§ **STATED TASK**: Wherever "this" appears in a line, copy that line.

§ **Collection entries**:
* * * * * * *
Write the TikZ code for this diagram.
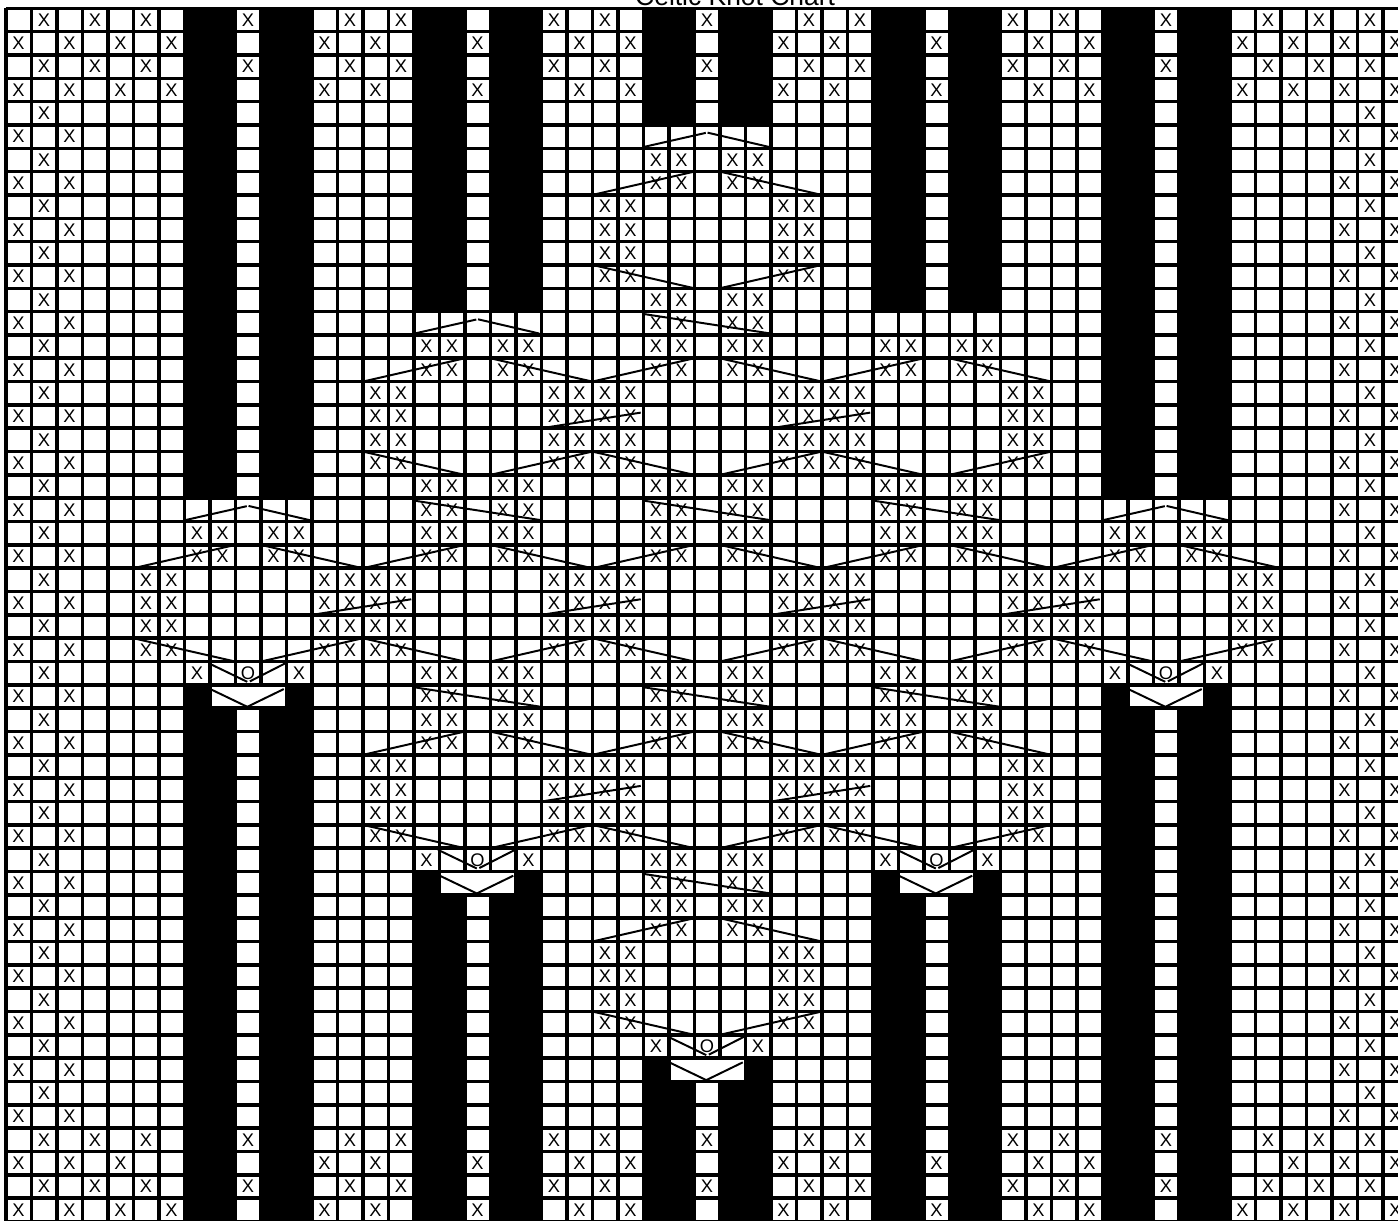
\documentclass[tikz,border=0pt]{standalone}
\usepackage{fontspec}
\setmainfont{Liberation Sans}

\begin{document}
\begin{tikzpicture}[x=0.6375cm, y=-0.58325cm,
  gridline/.style={line width=2.5pt},
  cable/.style={line width=1.4pt},
  st/.style={inner sep=0pt, font=\fontsize{13}{14}\selectfont}]
\useasboundingbox (-0.2275,-0.3558) rectangle (54.596,51.937);
\clip (-0.2275,-0.3558) rectangle (54.596,51.937);

% black cells (no stitch)
\foreach \c in {7,8,10,11,43,44,46,47}{
  \fill (\c,0) rectangle (\c+1,21);
  \fill (\c,30) rectangle (\c+1,52);
}
\foreach \c in {16,17,19,20,34,35,37,38}{
  \fill (\c,0) rectangle (\c+1,13);
  \fill (\c,38) rectangle (\c+1,52);
}
\foreach \c in {25,26,28,29}{
  \fill (\c,0) rectangle (\c+1,5);
  \fill (\c,46) rectangle (\c+1,52);
}
\foreach \c/\r in {7/29,11/29,43/29,47/29,16/37,20/37,34/37,38/37,25/45,29/45}
  \fill (\c,\r) rectangle (\c+1,\r+1);

% grid
\foreach \c in {0,...,55}
  \draw[gridline] (\c,0) -- (\c,52);
\foreach \r in {0,...,52}
  \draw[gridline] (0,\r) -- (55,\r);

% ribbing, top and bottom rows
\foreach \r in {0,2,48,50}{
  \foreach \c in {1,3,5,9,13,15,21,23,27,31,33,39,41,45,49,51,53}
    \node[st] (x\c-\r) at (\c+0.5,\r+0.5) {X};
}
\foreach \r in {1,3,51}{
  \foreach \c in {0,2,4,6,12,14,18,22,24,30,32,36,40,42,48,50,52,54}
    \node[st] (x\c-\r) at (\c+0.5,\r+0.5) {X};
}
\foreach \c in {0,2,4,12,14,18,22,24,30,32,36,40,42,50,52,54}
  \node[st] (x\c-49) at (\c+0.5,49.5) {X};

% side edges
\foreach \r in {4,6,...,46}{
  \node[st] (x1-\r) at (1.5,\r+0.5) {X};
  \node[st] (x53-\r) at (53.5,\r+0.5) {X};
}
\foreach \r in {5,7,...,47}{
  \foreach \c in {0,2,52,54}
    \node[st] (x\c-\r) at (\c+0.5,\r+0.5) {X};
}

% strands
\foreach \r in {6,7,12,13,14,15,20,21,22,23,28,29,30,31,36,37,38,39}{
  \foreach \c in {25,26,28,29}
    \node[st] (x\c-\r) at (\c+0.5,\r+0.5) {X};
}
\foreach \r in {8,9,10,11,40,41,42,43}{
  \foreach \c in {23,24,30,31}
    \node[st] (x\c-\r) at (\c+0.5,\r+0.5) {X};
}
\foreach \r in {14,15,20,21,22,23,28,29,30,31}{
  \foreach \c in {16,17,19,20,34,35,37,38}
    \node[st] (x\c-\r) at (\c+0.5,\r+0.5) {X};
}
\foreach \r in {16,17,18,19,32,33,34,35}{
  \foreach \c in {14,15,21,22,23,24,30,31,32,33,39,40}
    \node[st] (x\c-\r) at (\c+0.5,\r+0.5) {X};
}
\foreach \r in {22,23}{
  \foreach \c in {7,8,10,11,43,44,46,47}
    \node[st] (x\c-\r) at (\c+0.5,\r+0.5) {X};
}
\foreach \r in {24,25,26,27}{
  \foreach \c in {5,6,12,13,14,15,21,22,23,24,30,31,32,33,39,40,41,42,48,49}
    \node[st] (x\c-\r) at (\c+0.5,\r+0.5) {X};
}

% knot ends: X O X, then the closing V
\foreach \c/\r in {7/28,43/28,16/36,34/36,25/44}{
  \pgfmathtruncatemacro\cm{\c+2}
  \pgfmathtruncatemacro\ce{\c+4}
  \node[st] (x\c-\r) at (\c+0.5,\r+0.5) {X};
  \node[st] (o\cm-\r) at (\c+2.5,\r+0.5) {O};
  \node[st] (x\ce-\r) at (\c+4.5,\r+0.5) {X};
  \draw[cable] (\c+0.95,\r+0.07) -- (\c+2.47,\r+0.87);
  \draw[cable] (\c+2.57,\r+0.85) -- (\c+3.97,\r+0.07);
  \fill[white] (\c+1.07,\r+1.08) rectangle (\c+3.93,\r+1.92);
  \draw[cable] (\c+1.02,\r+1.18) -- (\c+2.47,\r+1.94) -- (\c+3.9,\r+1.18);
}

% knot tops
\foreach \c/\r in {25/5,16/13,7/21,43/21}{
  \draw[cable] (\c+0.03,\r+0.94) -- (\c+2.45,\r+0.34);
  \draw[cable] (\c+2.52,\r+0.33) -- (\c+4.92,\r+0.94);
}

% cables: right cross
\foreach \c/\r in {23/7,28/11,14/15,23/15,32/15,19/19,28/19,37/19,
                   5/23,14/23,23/23,32/23,41/23,10/27,19/27,28/27,37/27,46/27,
                   14/31,23/31,32/31,19/35,28/35,37/35,23/39,28/43}
  \draw[cable] (\c,\r+1) -- (\c+4,\r);
% cables: left cross
\foreach \c/\r in {28/7,23/11,19/15,28/15,37/15,14/19,23/19,32/19,
                   10/23,19/23,28/23,37/23,46/23,5/27,14/27,23/27,32/27,41/27,
                   19/31,28/31,37/31,14/35,23/35,32/35,28/39,23/43}
  \draw[cable] (\c,\r) -- (\c+4,\r+1);
% cables: four stitch blocks
\foreach \c/\r in {21/17,30/17,12/25,21/25,30/25,39/25,21/33,30/33}
  \draw[cable] (\c,\r+1) -- (\c+3.9,\r+0.33);
% cables: five stitch crossings
\foreach \c/\r in {25/13,16/21,25/21,34/21,16/29,25/29,34/29,25/37}
  \draw[cable] (\c,\r+0.1) -- (\c+5.05,\r+0.95);

\node[font=\fontsize{18.8}{20}\selectfont, anchor=base] (title) at (28.6,-0.12) {Celtic Knot Chart};
\end{tikzpicture}
\end{document}
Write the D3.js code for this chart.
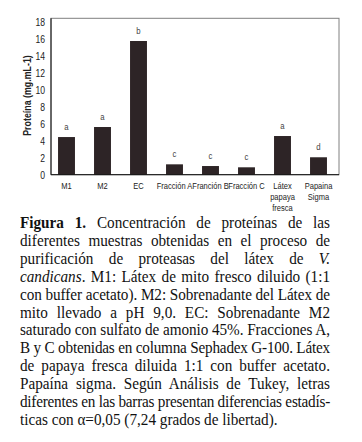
<!DOCTYPE html>
<html>
<head>
<meta charset="utf-8">
<script src="https://cdn.jsdelivr.net/npm/d3@7"></script>
<style>
  body { margin: 0; background: #fff; width: 362px; height: 442px; overflow: hidden; position: relative; }
  svg { position: absolute; left: 0; top: 0; }
  svg text { font-family: "Liberation Sans", Arial, sans-serif; }
  #caption { position: absolute; left: 20px; top: 214px; width: 326.3px;
    transform: scaleX(0.95); transform-origin: 0 0;
    font-family: "Liberation Serif", "Times New Roman", serif; font-size: 16px; line-height: 17.9px; color: #111; }
  #caption div { white-space: nowrap; }
</style>
</head>
<body>
<svg width="362" height="215"></svg>
<div id="caption"></div>
<script>
const categories = ['M1', 'M2', 'EC', 'Fracción A', 'Franción B', 'Fracción C', 'Látex\npapaya\nfresca', 'Papaina\nSigma'];
const proteina = [4.43, 5.61, 15.73, 1.22, 1.02, 0.87, 4.55, 2.05];
const letras = ['a', 'a', 'b', 'c', 'c', 'c', 'a', 'd'];
const yTicks = [0, 2, 4, 6, 8, 10, 12, 14, 16, 18];
const yLabel = 'Proteína (mg.mL-1)';

const captionLines = [
    [['b', 'Figura 1.'], ['', ' Concentración de proteínas de las']],
    [['', 'diferentes muestras obtenidas en el proceso de']],
    [['', 'purificación de proteasas del látex de '], ['i', 'V.']],
    [['i', 'candicans'], ['', '. M1: Látex de mito fresco diluido (1:1']],
    [['', 'con buffer acetato). M2: Sobrenadante del Látex de']],
    [['', 'mito llevado a pH 9,0. EC: Sobrenadante M2']],
    [['', 'saturado con sulfato de amonio 45%. Fracciones A,']],
    [['', 'B y C obtenidas en columna Sephadex G-100. Látex']],
    [['', 'de papaya fresca diluida 1:1 con buffer acetato.']],
    [['', 'Papaína sigma. Según Análisis de Tukey, letras']],
    [['', 'diferentes en las barras presentan diferencias estadís-']],
    [['', 'ticas con α=0,05 (7,24 grados de libertad).']]
];

const svg = d3.select('svg');
const plot = { left: 51, right: 339, top: 18.3, bottom: 174.7 };
const narrow = 'scale(0.82, 1)';

const x = d3.scaleBand()
    .domain(categories)
    .range([plot.left - 2.5, plot.right - 2.5])
    .paddingInner(0.53)
    .paddingOuter(0.265);
const y = d3.scaleLinear().domain([0, 18.4]).range([plot.bottom, plot.top]);

// marco
svg.append('rect')
    .attr('x', plot.left).attr('y', plot.top)
    .attr('width', plot.right - plot.left).attr('height', plot.bottom - plot.top)
    .attr('fill', 'none').attr('stroke', '#808080').attr('stroke-width', 1);

//---- Barras
svg.append('g').selectAll('rect')
    .data(categories)
    .join('rect')
    .attr('x', d => x(d))
    .attr('y', (d, i) => y(proteina[i]))
    .attr('width', x.bandwidth())
    .attr('height', (d, i) => y(0) - y(proteina[i]))
    .attr('fill', '#2d2426');

svg.append('g').selectAll('text')
    .data(categories)
    .join('text')
    .attr('transform', (d, i) => `translate(${x(d) + x.bandwidth() / 2}, ${y(proteina[i]) - 7}) ${narrow}`)
    .attr('text-anchor', 'middle')
    .attr('font-size', 9.5)
    .attr('fill', '#444')
    .text((d, i) => letras[i]);

// ejes
const yAxis = d3.axisLeft(y).tickValues(yTicks).tickSize(0).tickPadding(7.3);
svg.append('g')
    .attr('transform', `translate(${plot.left}, 0)`)
    .call(yAxis)
    .call(g => g.select('.domain').remove())
    .selectAll('text')
    .attr('font-family', null)
    .attr('font-size', 10.5)
    .attr('fill', '#222')
    .attr('transform', narrow);

const xAxis = d3.axisBottom(x).tickSize(0).tickPadding(8);
svg.append('g')
    .attr('transform', `translate(0, ${plot.bottom})`)
    .call(xAxis)
    .call(g => g.select('.domain').remove())
    .selectAll('text')
    .attr('font-family', null)
    .attr('font-size', 9.2)
    .attr('fill', '#222')
    .attr('transform', narrow)
    .each(function (d) {
        const t = d3.select(this);
        const parts = d.split('\n');
        t.text(null);
        parts.forEach((p, k) => {
            t.append('tspan').attr('x', 0).attr('dy', k === 0 ? '0.71em' : '1.2em').text(p);
        });
        t.attr('dy', null);
    });

svg.append('line')
    .attr('x1', plot.left).attr('x2', plot.left)
    .attr('y1', plot.top).attr('y2', plot.bottom)
    .attr('stroke', '#111');
svg.append('line')
    .attr('x1', plot.left).attr('x2', plot.right)
    .attr('y1', plot.bottom).attr('y2', plot.bottom)
    .attr('stroke', '#111');

svg.append('text')
    .attr('transform', `translate(30.5, 95.5) rotate(-90) ${narrow}`)
    .attr('text-anchor', 'middle')
    .attr('font-size', 10.8)
    .attr('font-weight', 'bold')
    .attr('fill', '#222')
    .text(yLabel);

// leyenda de la figura (justificada a mano)
const cap = d3.select('#caption');
const boxW = 326.3;
captionLines.forEach((line, i) => {
    const div = cap.append('div');
    const inner = div.append('span');
    line.forEach(([st, txt]) => {
        if (st === 'b') inner.append('b').text(txt);
        else if (st === 'i') inner.append('i').text(txt);
        else inner.append('span').text(txt);
    });
    if (i < captionLines.length - 1) {
        // getBoundingClientRect incluye la escala 0.95
        const w = inner.node().getBoundingClientRect().width / 0.95;
        const txt = line.map(s => s[1]).join('');
        const gaps = txt.split(' ').length - 1;
        if (w > boxW) {
            div.style('letter-spacing', ((boxW - w) / txt.length) + 'px');
        } else if (gaps > 0) {
            div.style('word-spacing', ((boxW - w) / gaps) + 'px');
        }
    }
});
</script>
</body>
</html>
* * * * * * *
§ **ANSWER TO THE EXERCISE**:
Write the TikZ code for this diagram.
Write the D3.js code for this chart.
        const t = d3.select(this);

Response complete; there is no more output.